Chanting the popular “Azaadi” slogan by Kamla Bhasin, around 90 protestors gathered at Liberty Chowk in Lahore, to join a national movement of women protesting against domestic violence.

“Times Up” read one poster at the protest, while another demanded, “Consent mango, proof nahi” (ask for consent, not proof)”. The single day protest drew almost a hundred people, who took over a busy area of the city to reject violence against women in a colourful riot of placards.

A women-led protest was organised by the members of “Girls at Dhabas” (a local feminist collective advocating gender equality in the public sphere), as a response to the recent domestic abuse and harassment cases that surfaced online.

The first case involved a famous vlogger, who was accused by multiple girls causing an online maelstrom of #MeToo accounts. And the second account dealt with domestic violence which came from Pakistani singer/actor Mohsin Abbas Haider’s wife Fatima Sohail, who shared her ordeal on the internet of surviving a violent marriage.  

While many people supported the victims, who opened up about their experiences with the men named in cases. Then, there was the “culture-police” on social media which comprises of both men and women, who set out to question the behaviour of the women and demonised the progressive cause of #MeToo, labelling it as a “feminist agenda”. 

“Social media to some extent ensures justice, but that is not going to bring about a change, especially not for the working-class women. Our main aim was to come out and raise our voices to put pressure on the government”, said the actor and activist Eman Suleman.

Finally, a public, media and national awareness campaign regarding domestic violence to raise awareness amongst females across the nation was also highlighted.

In the light of pervading patriarchy in Pakistani society, constituted by honour killing of females carried out every year, and a plethora of other crimes carried out against women such as bride burning, acid-attacks, harassment of females in the public and domestic spheres, this protest has emanated at a very important time.

A raft of government initiatives to protect the women seem to have done little to change the attitude and practices in Pakistan. Pakistan stands at 150 out of 153 in the Women, Peace and Security Index. 

According to a study carried out by Human Rights Watch in 2009, it is estimated that around 20 to 30 percent women in Pakistan have experienced some form of abuse. Around 5000 women are killed every year from domestic violence. Women have reported attacks of physical, psychological and sexual abuse from their intimate partners.

There is a depressing rise in these figures every year and the increase in number of reports despite the existence of a raft of legislation aimed at protection of women and their rights.

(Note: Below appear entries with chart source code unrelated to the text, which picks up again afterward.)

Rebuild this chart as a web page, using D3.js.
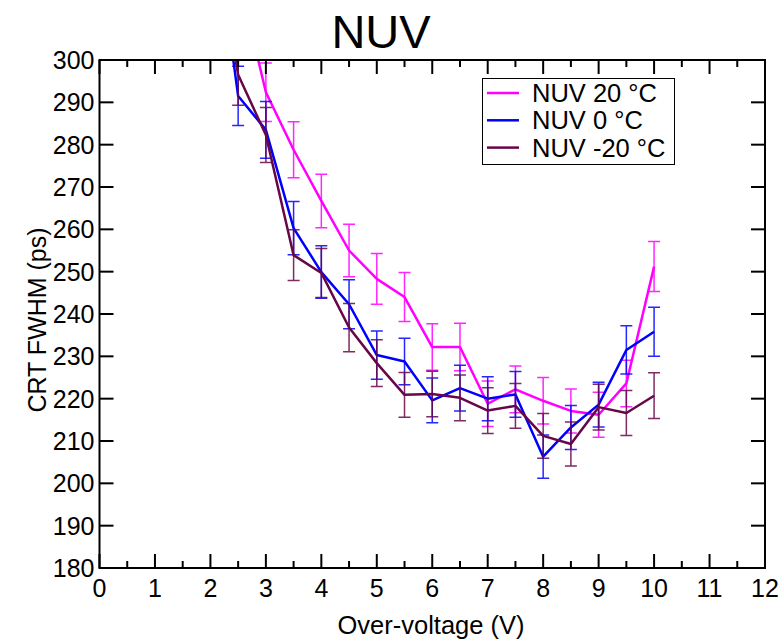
<!DOCTYPE html>
<html>
<head>
<meta charset="utf-8">
<script src="https://cdn.jsdelivr.net/npm/d3@7"></script>
<style>
  body { margin: 0; background: #fff; }
  svg { font-family: "Liberation Sans", Arial, sans-serif; }
  .frame { fill: none; stroke: #000; stroke-width: 2; }
  .tick-line { stroke: #000; stroke-width: 2; }
  .err { fill: none; stroke-width: 1.5; stroke-opacity: 0.85; }
  .series { fill: none; stroke-width: 2.5; stroke-linejoin: round; }
</style>
</head>
<body>
<svg id="chart"></svg>
<script>
"use strict";

// over-voltage (V)
const voltages = [2, 2.5, 3, 3.5, 4, 4.5, 5, 5.5, 6, 6.5, 7, 7.5, 8, 8.5, 9, 9.5, 10];

// CRT FWHM (ps) and errors
const nuv20 =    [null, 320, 292.4, 278.8, 266.7, 255.0, 248.3, 244.0, 232.2, 232.2, 218.8, 222.2, 219.5, 217.1, 216.2, 223.6, 251.2];
const nuv20Err = [null, 7.0, 6.9, 6.6, 6.3, 6.2, 6.0, 5.8, 5.5, 5.6, 5.4, 5.5, 5.5, 5.2, 5.3, 5.5, 5.9];
const nuv0 =     [340, 291.5, 283.5, 260.3, 249.9, 242.3, 230.3, 228.8, 219.6, 222.5, 220.0, 221.0, 206.3, 213.2, 218.6, 231.5, 235.8];
const nuv0Err =  [7.5, 7.0, 6.7, 6.3, 6.2, 5.8, 5.7, 5.5, 5.3, 5.4, 5.2, 5.4, 5.1, 5.2, 5.3, 5.7, 5.8];
const nuvM20 =   [335, 296.5, 282.3, 253.9, 249.7, 236.8, 228.4, 220.9, 221.1, 220.2, 217.2, 218.3, 211.2, 209.3, 218.0, 216.6, 220.7];
const nuvM20Err= [7.5, 7.2, 6.5, 6.0, 5.8, 5.7, 5.5, 5.3, 5.4, 5.4, 5.4, 5.3, 5.3, 5.2, 5.4, 5.3, 5.4];

const seriesNames = ["NUV 20 °C", "NUV 0 °C", "NUV -20 °C"];
const seriesColors = ["#ff00ff", "#0000ff", "#670748"];

const xTicks = d3.range(0, 13, 1);
const xMinorTicks = d3.range(0.5, 12, 1);
const yTicks = d3.range(180, 301, 10);

const W = 784, H = 640;
const pLeft = 99.5, pRight = 765, pTop = 60, pBottom = 568;

const chart = d3.select('#chart').attr('width', W).attr('height', H);

const x = d3.scaleLinear().domain([0, 12]).range([pLeft, pRight]);
const y = d3.scaleLinear().domain([180, 300]).range([pBottom, pTop]);

chart.append('defs').append('clipPath').attr('id', 'plotclip')
  .append('rect')
  .attr('x', pLeft).attr('y', pTop)
  .attr('width', pRight - pLeft).attr('height', pBottom - pTop);

// title
chart.append('text')
  .attr('x', 381).attr('y', 48)
  .attr('text-anchor', 'middle')
  .attr('font-size', 47)
  .text('NUV');

// series
const series = [
  { name: seriesNames[0], color: seriesColors[0], vals: nuv20, errs: nuv20Err },
  { name: seriesNames[1], color: seriesColors[1], vals: nuv0, errs: nuv0Err },
  { name: seriesNames[2], color: seriesColors[2], vals: nuvM20, errs: nuvM20Err }
];

const plot = chart.append('g').attr('clip-path', 'url(#plotclip)');

const line = d3.line()
  .x(d => x(d.x))
  .y(d => y(d.v));

const capW = 6;

series.forEach(s => {
  const pts = voltages.map((v, i) => ({ x: v, v: s.vals[i], e: s.errs[i] }))
    .filter(d => d.v != null);

  const eb = plot.append('g').attr('class', 'err').attr('stroke', s.color);
  eb.selectAll('path').data(pts).enter()
    .append('path')
    .attr('d', d => {
      const cx = x(d.x), y1 = y(d.v + d.e), y2 = y(d.v - d.e);
      return `M${cx - capW},${y1}H${cx + capW}M${cx},${y1}V${y2}M${cx - capW},${y2}H${cx + capW}`;
    });

  plot.append('path')
    .attr('class', 'series')
    .attr('stroke', s.color)
    .attr('d', line(pts));
});

// frame and ticks
chart.append('rect').attr('class', 'frame')
  .attr('x', pLeft).attr('y', pTop)
  .attr('width', pRight - pLeft).attr('height', pBottom - pTop);

const ticks = chart.append('g').attr('class', 'tick-line');
const major = 14, minor = 7;

xTicks.forEach(t => {
  ticks.append('line').attr('x1', x(t)).attr('x2', x(t)).attr('y1', pBottom).attr('y2', pBottom - major);
  ticks.append('line').attr('x1', x(t)).attr('x2', x(t)).attr('y1', pTop).attr('y2', pTop + major);
});
xMinorTicks.forEach(t => {
  ticks.append('line').attr('x1', x(t)).attr('x2', x(t)).attr('y1', pBottom).attr('y2', pBottom - minor);
  ticks.append('line').attr('x1', x(t)).attr('x2', x(t)).attr('y1', pTop).attr('y2', pTop + minor);
});
yTicks.forEach(t => {
  ticks.append('line').attr('x1', pLeft).attr('x2', pLeft + major).attr('y1', y(t)).attr('y2', y(t));
  ticks.append('line').attr('x1', pRight).attr('x2', pRight - major).attr('y1', y(t)).attr('y2', y(t));
});

chart.append('g').selectAll('text').data(xTicks).enter()
  .append('text')
  .attr('x', d => x(d)).attr('y', 597)
  .attr('text-anchor', 'middle')
  .attr('font-size', 25)
  .text(d => d);

chart.append('g').selectAll('text').data(yTicks).enter()
  .append('text')
  .attr('x', pLeft - 5).attr('y', d => y(d) + 9)
  .attr('text-anchor', 'end')
  .attr('font-size', 25)
  .text(d => d);

// axis titles
chart.append('text')
  .attr('x', 431).attr('y', 634)
  .attr('text-anchor', 'middle')
  .attr('font-size', 25.5)
  .text('Over-voltage (V)');

chart.append('text')
  .attr('transform', 'translate(46,320) rotate(-90)')
  .attr('text-anchor', 'middle')
  .attr('font-size', 25)
  .text('CRT FWHM (ps)');

// legend
const legend = chart.append('g');
legend.append('rect')
  .attr('x', 482.5).attr('y', 78.5).attr('width', 192).attr('height', 86)
  .attr('fill', '#fff').attr('stroke', '#000').attr('stroke-width', 1);

series.forEach((s, i) => {
  const ly = 93 + i * 27.3;
  legend.append('line')
    .attr('x1', 487).attr('x2', 519).attr('y1', ly).attr('y2', ly)
    .attr('stroke', s.color).attr('stroke-width', 2.5);
  legend.append('text')
    .attr('x', 532).attr('y', ly + 9)
    .attr('font-size', 25.5)
    .text(s.name);
});
</script>
</body>
</html>
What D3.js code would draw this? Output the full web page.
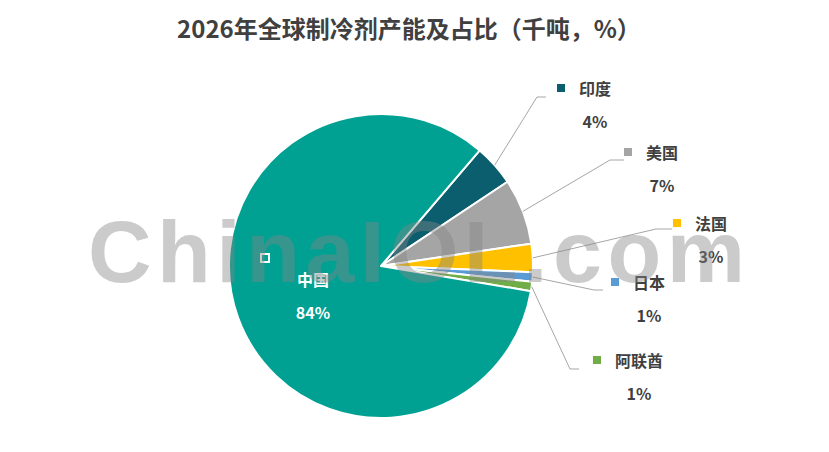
<!DOCTYPE html>
<html>
<head>
<meta charset="utf-8">
<script src="https://cdn.jsdelivr.net/npm/d3@7"></script>
<style>
  body { margin: 0; background: #fff; }
  svg { display: block; font-family: "Noto Sans CJK SC", "Noto Sans", sans-serif; }
</style>
</head>
<body>
<div id="chart"></div>
<script>
// 数据
const countries = ["印度", "美国", "法国", "日本", "阿联酋", "中国"];
const shares = [4.4, 7.0, 3.0, 1.0, 1.0, 83.6];
const sliceColors = ["#0b5e6e", "#a5a5a5", "#ffc000", "#5b9bd5", "#70ad47", "#00a193"];

const width = 829, height = 452;
const cx = 381, cy = 266, radius = 152;

// 标签位置 (名称中心)
const labelLayout = [
  { x: 595, y: 89,  elbow: [[537, 97], [546, 97]] },
  { x: 662, y: 153, elbow: [[610, 160], [624, 160]] },
  { x: 711, y: 224, elbow: [[656, 229], [672, 229]] },
  { x: 649, y: 283, elbow: [[594, 290], [603, 290]] },
  { x: 639, y: 361, elbow: [[570, 369], [579, 369]] },
  { x: 313, y: 280, inside: true }
];

const svg = d3.select("#chart").append("svg")
  .attr("width", width)
  .attr("height", height);

// 标题
svg.append("text")
  .attr("x", 409)
  .attr("y", 38)
  .attr("text-anchor", "middle")
  .attr("font-size", "24px")
  .attr("font-weight", "bold")
  .attr("fill", "#404040")
  .text("2026年全球制冷剂产能及占比（千吨，%）");

const startAngle = 40.5 * Math.PI / 180;
const pie = d3.pie()
  .sort(null)
  .value(d => d)
  .startAngle(startAngle)
  .endAngle(startAngle + 2 * Math.PI);

const arcs = pie(shares);
const arc = d3.arc().innerRadius(0).outerRadius(radius);
const total = d3.sum(shares);

const g = svg.append("g").attr("transform", `translate(${cx},${cy})`);

g.selectAll("path.slice")
  .data(arcs)
  .enter()
  .append("path")
  .attr("class", "slice")
  .attr("d", arc)
  .attr("fill", (d, i) => sliceColors[i])
  .attr("stroke", "#fff")
  .attr("stroke-width", 2)
  .attr("stroke-linejoin", "round");

// 引导线
const line = d3.line();
arcs.forEach((d, i) => {
  const lay = labelLayout[i];
  if (lay.inside) return;
  const mid = (d.startAngle + d.endAngle) / 2;
  const p0 = [cx + radius * Math.sin(mid), cy - radius * Math.cos(mid)];
  svg.append("path")
    .attr("d", line([p0, ...lay.elbow]))
    .attr("fill", "none")
    .attr("stroke", "#a6a6a6")
    .attr("stroke-width", 1);
});

// 标签
arcs.forEach((d, i) => {
  const lay = labelLayout[i];
  const color = lay.inside ? "#fff" : "#404040";
  const name = countries[i];
  const nameW = name.length * 16;
  const lg = svg.append("g");

  if (lay.inside) {
    lg.append("rect")
      .attr("x", 261).attr("y", 254)
      .attr("width", 8).attr("height", 8)
      .attr("fill", "none")
      .attr("stroke", "#fff")
      .attr("stroke-width", 2);
  } else {
    lg.append("rect")
      .attr("x", lay.x - nameW / 2 - 22)
      .attr("y", lay.y - 5)
      .attr("width", 8).attr("height", 8)
      .attr("fill", sliceColors[i]);
  }

  lg.append("text")
    .attr("x", lay.x)
    .attr("y", lay.y + 6)
    .attr("text-anchor", "middle")
    .attr("font-size", "16px")
    .attr("font-weight", "bold")
    .attr("fill", color)
    .text(name);

  lg.append("text")
    .attr("x", lay.x)
    .attr("y", lay.y + 39)
    .attr("text-anchor", "middle")
    .attr("font-size", "16px")
    .attr("font-weight", "bold")
    .attr("fill", color)
    .text(Math.round(d.value / total * 100) + "%");
});

// 水印
svg.append("text")
  .attr("x", 88)
  .attr("y", 282)
  .attr("font-family", "'Liberation Sans', Arial, sans-serif")
  .attr("font-size", "88px")
  .attr("font-weight", "bold")
  .attr("textLength", 657)
  .attr("lengthAdjust", "spacing")
  .attr("fill", "#858585")
  .attr("opacity", 0.42)
  .text("ChinaIOL.com");
</script>
</body>
</html>
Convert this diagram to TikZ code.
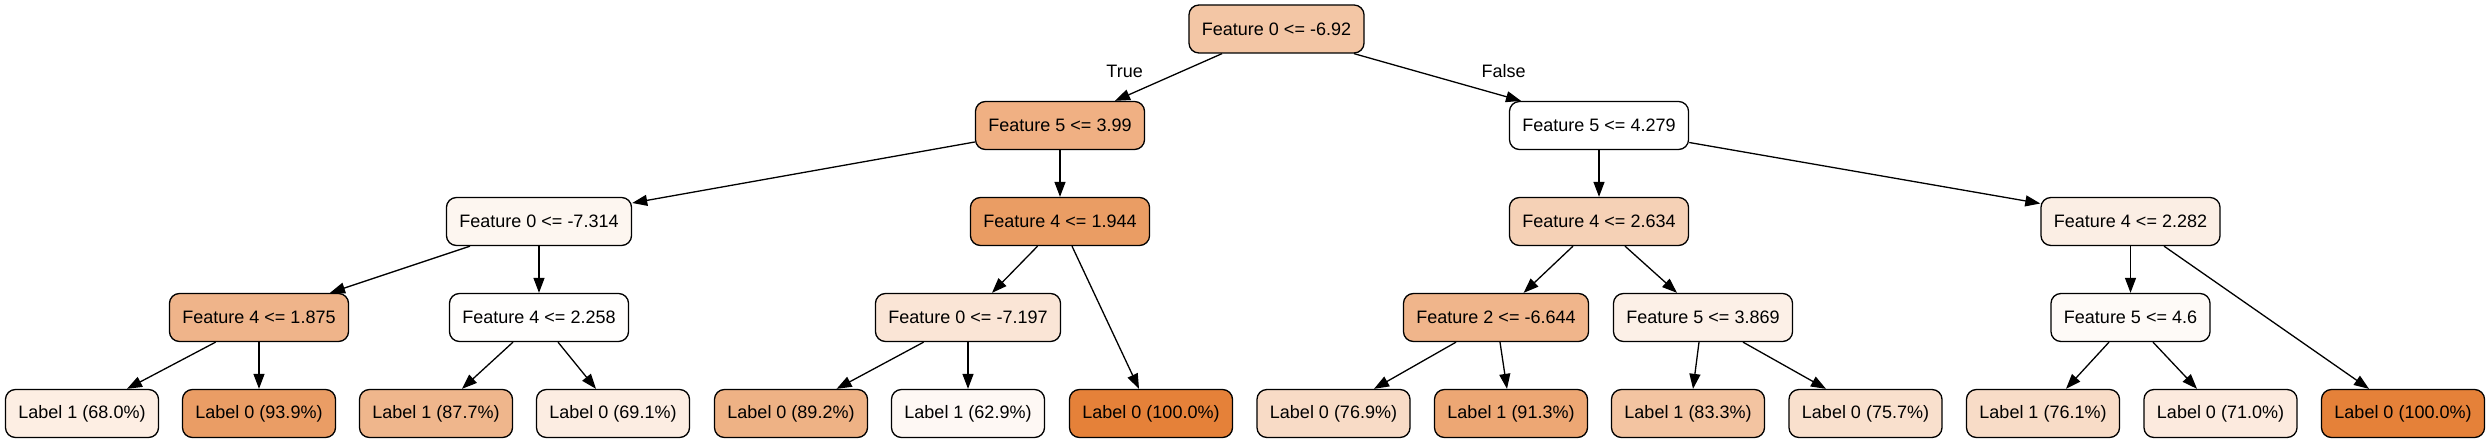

But, the question still remains as to why matters like these are never reported? For many in Pakistan, physical and sexual assault survivors are seen as on object of “shame”. Survivors and families usually drop their complaint against their perpetrators in order to avoid facing any social stigma in their communities. Moreover, the nature of the present policy initiatives is vague in nature and needs to be amended so that it focuses more on punishing and preventing the abuses rather than just reporting it.

“Social media activism is a real thing but maybe coming out would be effective as well,” said Dr Osheen Fatima, a doctor, activist and organiser of the protest.

She further stated, “We are holding this protest so that our demands for the protection of women are heard. These are what we think we need!”

Demands put forth at the protest aimed towards securing greater legal security for women through propositions such as notification of the ‘Punjab Protection of Women against Violence Act 2016’ across the province and the criminalization of domestic violence. The government should organise gender-sensitized programmes of law enforcement agencies. 

The need for improvement of ‘District Women Protection Committees’ and ‘Protection Centres’ was also emphasised to provide shelter for women in need.

Traditional courts and current policy initiatives are viewed as ineffective by the civil society organisations and human rights activists. Through spreading awareness regarding the rights of females, the protesters had put forth their manifesto and hoped for the government to take action to safeguard the rights of women throughout the country.